Central California farmers told drought could cut off their water

PATTERSON, CA - MAY 31: The California Aqueduct is viewed from a vista point along Interstate 5 on May 31, 2021, near Patterson, California. Due to a lack of rain around the state and a lack of snowfall in the Sierra, this year marks one of the dries

Thousands of Central California farmers were warned Tuesday that they could face water cutoffs this summer as the state deals with a drought that already has curtailed federal and state irrigation supplies.

The State Water Resources Control Board notified about 6,600 farmers in the Sacramento-San Joaquin Delta watershed who have rights to use water from the Central Valley estuary of "impending water unavailability" that may continue until winter rains come.

"This is how dry things are," water board Chairman Joaquin Esquivel told the Sacramento Bee. "The hydrology that we’re seeing is not there ... There will not be enough natural flow."

The state also must provide enough flow in the rivers to maintain populations of protected fish species in rivers while keeping "cities and communities from running out of water," Esquivel said.

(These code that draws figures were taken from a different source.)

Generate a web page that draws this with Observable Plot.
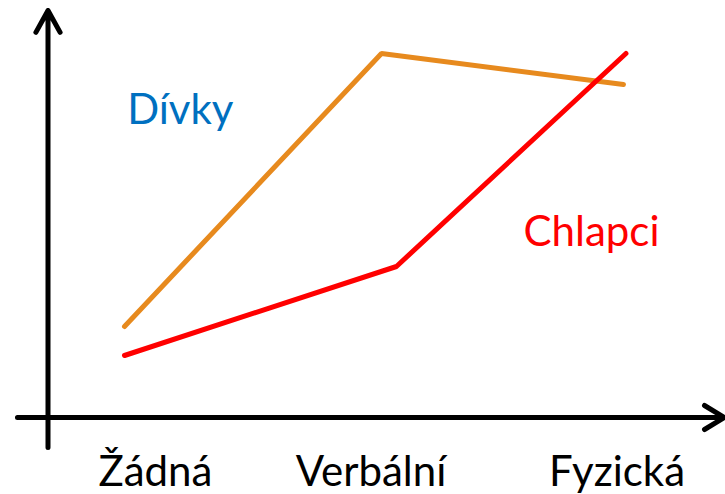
<!DOCTYPE html>
<html>
<head>
<meta charset="utf-8">
<script src="https://cdn.jsdelivr.net/npm/d3@7"></script>
<script src="https://cdn.jsdelivr.net/npm/@observablehq/plot@0.6"></script>
<style>
  html, body { margin: 0; padding: 0; background: #fff; }
  #chart svg { display: block; }
</style>
</head>
<body>
<div id="chart"></div>
<script>
// Categories (x index) and their label positions
const categories = ["Žádná", "Verbální", "Fyzická"];
const categoryLabelX = [0.124, 0.988, 1.974];

// Series values, x = category position, y = value
const divkyX = [0, 1.03, 2];
const divkyY = [22.75, 91, 83.25];
const chlapciX = [0, 1.09, 2.01];
const chlapciY = [15.5, 37.75, 91];

// Series labels
const seriesNames = ["Dívky", "Chlapci"];
const seriesLabelX = [0.224, 1.872];
const seriesLabelY = [73.5, 43];
const seriesLabelColors = ["#0070C0", "#FF0000"];

const divky = divkyX.map((x, i) => ({x, y: divkyY[i]}));
const chlapci = chlapciX.map((x, i) => ({x, y: chlapciY[i]}));
const catLabels = categories.map((c, i) => ({label: c, x: categoryLabelX[i]}));
const serLabels = seriesNames.map((s, i) => ({label: s, x: seriesLabelX[i], y: seriesLabelY[i], color: seriesLabelColors[i]}));

const font = "Lato, 'Open Sans', sans-serif";

const chart = Plot.plot({
  width: 725,
  height: 494,
  margin: 0,
  x: {type: "linear", domain: [-0.497, 2.409], range: [0, 725], axis: null},
  y: {type: "linear", domain: [-19.25, 104.25], range: [494, 0], axis: null},
  style: {fontFamily: font, background: "#fff"},
  marks: [
    // y axis with arrow
    Plot.arrow([{x1: -0.3066, y1: -7.5, x2: -0.3066, y2: 101.75}], {
      x1: "x1", y1: "y1", x2: "x2", y2: "y2",
      stroke: "#000", strokeWidth: 5, headLength: 7.5, headAngle: 58,
      strokeLinecap: "round", strokeLinejoin: "round", inset: 0
    }),
    // x axis with arrow
    Plot.arrow([{x1: -0.429, y1: 0, x2: 2.405, y2: 0}], {
      x1: "x1", y1: "y1", x2: "x2", y2: "y2",
      stroke: "#000", strokeWidth: 5, headLength: 7, headAngle: 62,
      strokeLinecap: "round", strokeLinejoin: "round", inset: 0
    }),
    Plot.line(divky, {x: "x", y: "y", stroke: "#E78A1E", strokeWidth: 5, strokeLinejoin: "miter", curve: "linear"}),
    Plot.line(chlapci, {x: "x", y: "y", stroke: "#FF0000", strokeWidth: 5, strokeLinejoin: "miter", curve: "linear"}),
    Plot.text(catLabels, {
      x: "x", y: () => -17, text: "label",
      fontSize: 42, fill: "#000", textAnchor: "middle", lineAnchor: "bottom", fontFamily: font
    }),
    Plot.text(serLabels, {
      x: "x", y: "y", text: "label", fill: "color",
      fontSize: 42, textAnchor: "middle", lineAnchor: "bottom", fontFamily: font
    })
  ]
});

document.getElementById("chart").appendChild(chart);
</script>
</body>
</html>
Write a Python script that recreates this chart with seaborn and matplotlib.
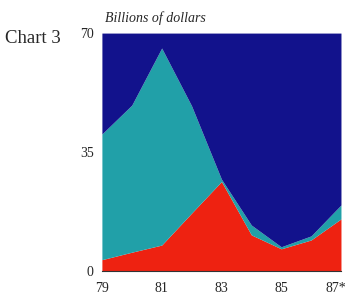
import numpy as np
import pandas as pd
import matplotlib
matplotlib.use('Agg')
import matplotlib.pyplot as plt
import matplotlib.transforms as mtransforms
import seaborn as sns

# Valores (bilhões de dólares)
anos = [79, 80, 81, 82, 83, 84, 85, 86, 87]
vermelho = [3.3, 5.5, 7.6, 17.0, 26.3, 10.6, 6.5, 9.1, 15.3]
total_meio = [40.3, 48.8, 65.6, 48.6, 27.0, 13.5, 7.1, 10.3, 19.4]
topo = 70
rotulos_x = ['79', '81', '83', '85', '87*']
ticks_x = [79, 81, 83, 85, 87]
ticks_y = [0, 35, 70]

df = pd.DataFrame({'ano': anos, 'vermelho': vermelho, 'total': total_meio})
df['azul_claro'] = df['total'] - df['vermelho']
df['azul_escuro'] = topo - df['total']

cores = ['#ee2211', '#21a0a8', '#12128c']

sns.set_style('white')
plt.rcParams['font.family'] = ['Liberation Serif', 'DejaVu Serif']

fig = plt.figure(figsize=(3.49, 2.98), dpi=100)
ax = fig.add_axes([0.292, 0.091, 0.685, 0.798])
ax.stackplot(df['ano'], df['vermelho'], df['azul_claro'], df['azul_escuro'],
             colors=cores, linewidth=0)
ax.set_xlim(79, 87)
ax.set_ylim(0, 70)
ax.set_xticks(ticks_x)
ax.set_xticklabels(rotulos_x)
ax.set_yticks(ticks_y)
ax.tick_params(axis='both', direction='in', length=4, width=0.8, color='black',
               labelsize=10, pad=8)
ax.tick_params(axis='y', pad=6)
for s in ax.spines.values():
    s.set_visible(False)
ax.spines['bottom'].set_visible(True)
ax.spines['bottom'].set_color('#333333')
ax.spines['bottom'].set_linewidth(0.8)

# puxar o rótulo "87*" um pouco para a esquerda para não cortar
ultimo = ax.get_xticklabels()[-1]
ultimo.set_transform(ultimo.get_transform() +
                     mtransforms.ScaledTranslation(-4 / 72, 0, fig.dpi_scale_trans))

fig.text(0.015, 0.872, 'Chart 3', fontsize=13.5, va='center', ha='left')
fig.text(0.30, 0.94, 'Billions of dollars', fontsize=10, style='italic',
         va='center', ha='left')

fig.savefig('out.png', dpi=100)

It's unclear when the allocations will be cut or whom it will affect. Some farmers have first crack at supplies under a complicated distribution system involving rights-holders. Many farmers already have been told they will get little or nothing from two large allocation systems, the federal Central Valley Project and the State Water Project.

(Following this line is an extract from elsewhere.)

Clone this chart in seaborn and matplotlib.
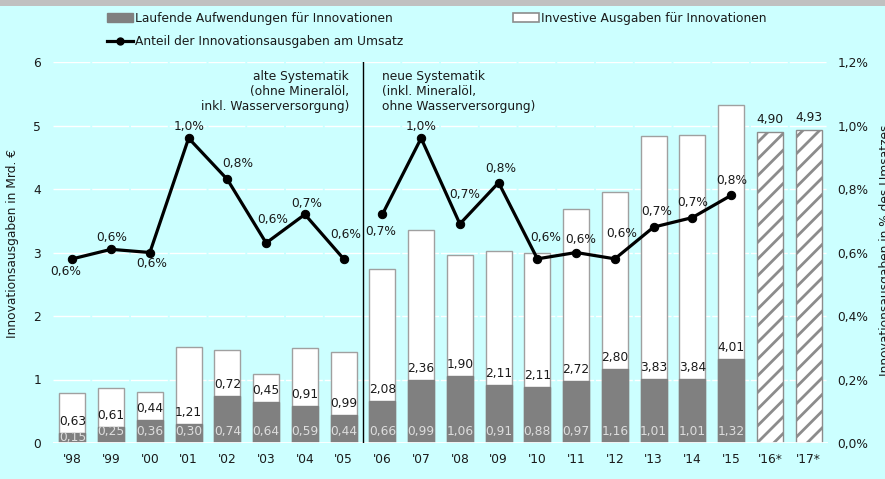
import numpy as np
import pandas as pd
import matplotlib
matplotlib.use("Agg")
import matplotlib.pyplot as plt
from matplotlib.patches import Patch, Rectangle
from matplotlib.lines import Line2D
import seaborn as sns

# ---------------- data ----------------
years = ["'98", "'99", "'00", "'01", "'02", "'03", "'04", "'05", "'06", "'07",
         "'08", "'09", "'10", "'11", "'12", "'13", "'14", "'15", "'16*", "'17*"]
hist_years = years[:18]
forecast_years = years[18:]
running = [0.15, 0.25, 0.36, 0.30, 0.74, 0.64, 0.59, 0.44, 0.66, 0.99,
           1.06, 0.91, 0.88, 0.97, 1.16, 1.01, 1.01, 1.32]
investive = [0.63, 0.61, 0.44, 1.21, 0.72, 0.45, 0.91, 0.99, 2.08, 2.36,
             1.90, 2.11, 2.11, 2.72, 2.80, 3.83, 3.84, 4.01]
forecast_total = [4.90, 4.93]
share = [0.58, 0.61, 0.60, 0.96, 0.83, 0.63, 0.72, 0.58,
         0.72, 0.96, 0.69, 0.82, 0.58, 0.60, 0.58, 0.68, 0.71, 0.78]
system = ["alt"] * 8 + ["neu"] * 10
left_ticks = [0, 1, 2, 3, 4, 5, 6]
right_ticks = [0.0, 0.2, 0.4, 0.6, 0.8, 1.0, 1.2]

# label offsets (pixels) for the share labels, purely layout
share_label_offsets = [(-7, -13), (1, 12), (2, -11), (0, 12), (10, 16), (7, 23),
                       (2, 11), (2, 24), (-2, -17), (0, 12), (5, 29), (2, 14),
                       (8, 21), (5, 13), (7, 25), (3, 16), (0, 15), (1, 15)]

def de(v, fmt="{:.2f}"):
    return fmt.format(v).replace(".", ",")

# ---------------- style ----------------
BG = "#CCFFFF"
TXT = "#1a1a1a"
FS = 8.8
plt.rcParams["font.family"] = ["DejaVu Sans"]
plt.rcParams["font.size"] = FS
plt.rcParams["hatch.linewidth"] = 2.0
plt.rcParams["hatch.color"] = "#8C8C8C"

fig = plt.figure(figsize=(8.85, 4.79), dpi=100)
fig.patch.set_facecolor(BG)
fig.add_artist(Rectangle((0, 1 - 6 / 479), 1, 6 / 479, transform=fig.transFigure,
                         facecolor="#C0C0C0", edgecolor="none"))

ax = fig.add_axes([53 / 885, 36 / 479, 775 / 885, 381 / 479])
ax.set_facecolor(BG)

df_hist = pd.DataFrame({"year": hist_years,
                        "total": np.array(running) + np.array(investive),
                        "running": running,
                        "investive": investive})
df_fc = pd.DataFrame({"year": forecast_years, "total": forecast_total})

common = dict(order=years, width=0.67, saturation=1, errorbar=None, ax=ax)
sns.barplot(data=df_hist, x="year", y="total", color="white",
            edgecolor="#A0A0A0", linewidth=1.0, zorder=3, **common)
sns.barplot(data=df_hist, x="year", y="running", color="#808080",
            edgecolor="#808080", linewidth=1.0, zorder=3, **common)
sns.barplot(data=df_fc, x="year", y="total", color="white",
            edgecolor="#8C8C8C", linewidth=1.0, hatch="//", zorder=3, **common)

# bar labels
for i, yr in enumerate(hist_years):
    pos = years.index(yr)
    dy = 11 if running[i] >= 0.2 else 5
    ax.annotate(de(running[i]), (pos, 0), xytext=(0, dy), textcoords="offset pixels",
                ha="center", va="center", color="#DDDDDD", zorder=5)
    ax.annotate(de(investive[i]), (pos, running[i]), xytext=(0, 11.5),
                textcoords="offset pixels", ha="center", va="center", color=TXT, zorder=5)
for i, yr in enumerate(forecast_years):
    pos = years.index(yr)
    ax.annotate(de(forecast_total[i]), (pos, forecast_total[i]), xytext=(0, 12),
                textcoords="offset pixels", ha="center", va="center", color=TXT, zorder=5)

# grid and axes cosmetics
ax.set_ylim(0, 6)
ax.set_yticks(left_ticks)
ax.set_yticklabels([str(t) for t in left_ticks])
for t in left_ticks[1:]:
    ax.axhline(t, color="white", lw=1.0, linestyle=(0, (26.5, 1.4)), zorder=1)
ax.axhline(0, color="white", lw=2.0, zorder=4)
ax.axvline(7.5, color="black", lw=1.0, zorder=4)
for s in ax.spines.values():
    s.set_visible(False)
ax.tick_params(axis="both", length=0, colors=TXT, labelsize=FS)
ax.tick_params(axis="y", pad=8.5)
ax.tick_params(axis="x", pad=7.5)
ax.set_xlabel("")
ax.set_ylabel("")

# share line on right axis
ax2 = ax.twinx()
df_line = pd.DataFrame({"pos": [years.index(y) for y in hist_years],
                        "share": share, "system": system})
sns.lineplot(data=df_line, x="pos", y="share", units="system", estimator=None,
             color="black", lw=2.3, marker="o", markersize=6, markeredgecolor="black",
             legend=False, ax=ax2, zorder=6)
for i, yr in enumerate(hist_years):
    dx, dy = share_label_offsets[i]
    ax2.annotate(de(share[i], "{:.1f}") + "%", (years.index(yr), share[i]),
                 xytext=(dx, dy), textcoords="offset pixels",
                 ha="center", va="center", color=TXT, zorder=7)
ax2.set_ylim(0, 1.2)
ax2.set_yticks(right_ticks)
ax2.set_yticklabels([de(t, "{:.1f}") + "%" for t in right_ticks])
ax2.tick_params(axis="y", length=0, colors=TXT, labelsize=FS, pad=7)
ax2.set_ylabel("")
ax2.set_xlabel("")
for s in ax2.spines.values():
    s.set_visible(False)
ax.set_xlim(-0.5, len(years) - 0.5)

# system annotations
ax.text(0.382, 0.980, "alte Systematik\n(ohne Mineralöl,\ninkl. Wasserversorgung)",
        transform=ax.transAxes, ha="right", va="top", color=TXT, linespacing=1.22)
ax.text(0.424, 0.980, "neue Systematik\n(inkl. Mineralöl,\nohne Wasserversorgung)",
        transform=ax.transAxes, ha="left", va="top", color=TXT, linespacing=1.22)

# axis titles
fig.text(13 / 885, 1 - 243 / 479, "Innovationsausgaben in Mrd. €", rotation=90,
         ha="center", va="center", color=TXT, fontsize=FS)
fig.text(885 / 885, 1 - 250 / 479, "Innovationsausgaben in % des Umsatzes", rotation=90,
         ha="center", va="center", color=TXT, fontsize=FS)

# legends
h_run = Patch(facecolor="#808080", edgecolor="#808080")
h_inv = Patch(facecolor="white", edgecolor="#8C8C8C", linewidth=1.2)
h_line = Line2D([], [], color="black", lw=2.3, marker="o", markersize=5)
leg_kw = dict(loc="upper left", frameon=False, borderpad=0, borderaxespad=0,
              handlelength=2.15, handletextpad=0.17, labelspacing=0.85,
              fontsize=FS, labelcolor=TXT)
fig.legend([h_run, h_line], ["Laufende Aufwendungen für Innovationen",
                             "Anteil der Innovationsausgaben am Umsatz"],
           bbox_to_anchor=(107 / 885, 1 - 12 / 479), **leg_kw)
fig.legend([h_inv], ["Investive Ausgaben für Innovationen"],
           bbox_to_anchor=(513 / 885, 1 - 12 / 479), **leg_kw)

fig.savefig("out.png", dpi=100, facecolor=BG)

In May, the federal government announced that it was slashing allocations for agricultural and urban uses because of projected drops in water flow to the Sacramento, Feather, Yuba and American rivers.

"The 2021 water year for the Sacramento-San Joaquin River Basin is currently the driest since 1977," the U.S. Bureau of Reclamation warned.

Gov. Gavin Newsom last month declared a drought emergency for much of the state, including the Central Valley, and the U.S. Drought Monitor says most of California's population is in areas suffering from extensive drought just a few years after California emerged from the last punishing multiyear dry spell.

California has seen unusually dry winters and extraordinarily warm spring temperatures. The Sierra Nevada snowpack, which provides about a third of the state’s water, was at just 59% of average on April 1, when it is normally at its peak.

And the warm spring led to quick melting of the snowpack in the waterways that feed the Sacramento River, which in turn supplies much of the state’s summer water supply.